Quantifying The Spatial Heterogeneity Of Points

Variation in the spatial heterogeneity of points reflects the evolutionary process or mechanism of geographical events. The key to depicting this variation is quantifying spatial heterogeneity. In this paper, the spatial heterogeneity of a point pattern is defined as the degree of aggregation-type deviation from complete spatial randomness. In such a case, a goodness-of-fit-type statistic based on the distribution of nearest-neighbor distances called the level of heterogeneity (LH*) is regarded as a standard measurement, and a normalized version called the normalized level of heterogeneity (NLH*) is proposed for datasets with different point numbers and study region areas.

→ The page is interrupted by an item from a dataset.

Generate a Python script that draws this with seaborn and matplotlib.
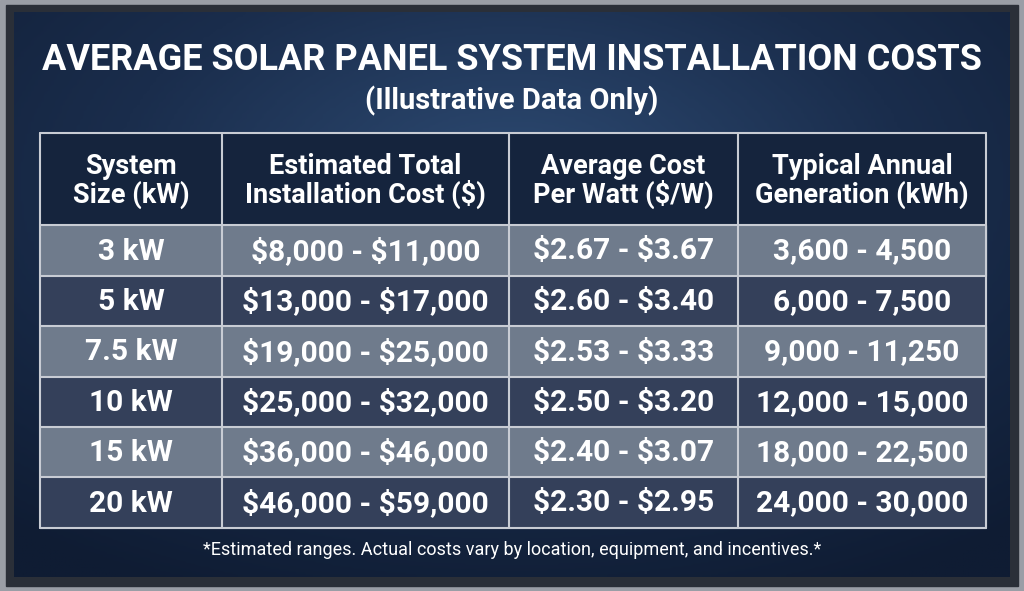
import matplotlib
matplotlib.use("Agg")
import matplotlib.pyplot as plt
import seaborn as sns
import numpy as np
from matplotlib.patches import Rectangle
from matplotlib.colors import LinearSegmentedColormap

sns.set_theme(style="white")
plt.rcParams['font.family'] = ['Roboto', 'DejaVu Sans']
plt.rcParams['text.parse_math'] = False

title = "AVERAGE SOLAR PANEL SYSTEM INSTALLATION COSTS"
subtitle = "(Illustrative Data Only)"
headers = ["System\nSize (kW)", "Estimated Total\nInstallation Cost ($)", "Average Cost\nPer Watt ($/W)", "Typical Annual\nGeneration (kWh)"]
sizes = ["3 kW", "5 kW", "7.5 kW", "10 kW", "15 kW", "20 kW"]
costs = ["$8,000 - $11,000", "$13,000 - $17,000", "$19,000 - $25,000", "$25,000 - $32,000", "$36,000 - $46,000", "$46,000 - $59,000"]
per_watt = ["$2.67 - $3.67", "$2.60 - $3.40", "$2.53 - $3.33", "$2.50 - $3.20", "$2.40 - $3.07", "$2.30 - $2.95"]
generation = ["3,600 - 4,500", "6,000 - 7,500", "9,000 - 11,250", "12,000 - 15,000", "18,000 - 22,500", "24,000 - 30,000"]
footnote = "*Estimated ranges. Actual costs vary by location, equipment, and incentives.*"

W, H = 1024, 591
fig = plt.figure(figsize=(W/100, H/100), dpi=100)
ax = fig.add_axes([0, 0, 1, 1])
ax.set_xlim(0, W); ax.set_ylim(H, 0); ax.axis("off")

ax.add_patch(Rectangle((0, 0), W, H, color="#9a9ea6", zorder=0))
ax.add_patch(Rectangle((6, 5), W-12, H-10, color="#2a2f38", zorder=0))
yy, xx = np.mgrid[0:1:200j, 0:1:300j]
r = np.sqrt((xx-0.5)**2 + (yy-0.3)**2)
img = np.clip(r/0.8, 0, 1)
cmap = LinearSegmentedColormap.from_list("bg", ["#2d4a72", "#1a2d4c", "#0f1c33"])
ax.imshow(img, cmap=cmap, extent=(14, W-14, H-14, 12), aspect="auto", zorder=1)

ax.text(W/2, 60, title, color="white", fontsize=26, fontweight="bold", ha="center", va="center", zorder=5)
ax.text(W/2, 101, subtitle, color="white", fontsize=21, fontweight="bold", ha="center", va="center", zorder=5)

cols = [40, 222, 509, 738, 986]
rows = [133, 225, 276, 326, 377, 427, 477, 528]
ax.add_patch(Rectangle((cols[0], rows[0]), cols[-1]-cols[0], rows[1]-rows[0], color="#15243d", zorder=2))
data = list(zip(sizes, costs, per_watt, generation))
for i, row in enumerate(data):
    y0, y1 = rows[i+1], rows[i+2]
    ax.add_patch(Rectangle((cols[0], y0), cols[-1]-cols[0], y1-y0,
                           color="#6f7b8c" if i % 2 == 0 else "#34405a", zorder=2))
    for j, val in enumerate(row):
        ax.text((cols[j]+cols[j+1])/2, (y0+y1)/2 + 1, val, color="white", fontsize=21.5,
                fontweight="bold", ha="center", va="center", zorder=5)
for j, h in enumerate(headers):
    ax.text((cols[j]+cols[j+1])/2, (rows[0]+rows[1])/2 + 2, h, color="white", fontsize=19.5,
            fontweight="bold", ha="center", va="center", linespacing=1.0, zorder=5)
for x in cols:
    ax.plot([x, x], [rows[0], rows[-1]], color="#c8ccd4", lw=1.5, zorder=4)
for y in rows:
    ax.plot([cols[0], cols[-1]], [y, y], color="#c8ccd4", lw=1.5, zorder=4)

ax.text(W/2, 550, footnote, color="white", fontsize=13, ha="center", va="center", zorder=5)
fig.savefig("out.png", dpi=100)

Considering the complex integration calculation of LH* and NLH*, simulation experiments are implemented to test the capability of some classic nearest-neighbor statistics in quantifying spatial heterogeneity. The results showed that except for the standard LH* statistic, only Clark and Evans' statistic (A-w) and Byth and Ripley's statistic (H-xw) are robust. Statistics NLH*, (A-w) and (H-xw) are validated by quantifying the spatial heterogeneity of two-dimensional crime events, three-dimensional earthquake events and four-dimensional origin-destination (OD) events. The results indicate that these statistics all have a reasonable explanation in quantifying spatial heterogeneity for real-world geographical events of different types and with different dimensions. Compared with NLH*, Clark and Evans' (A-w) statistic and Byth and Ripley's (H-xw) statistic are recommended from the perspective of accessibility.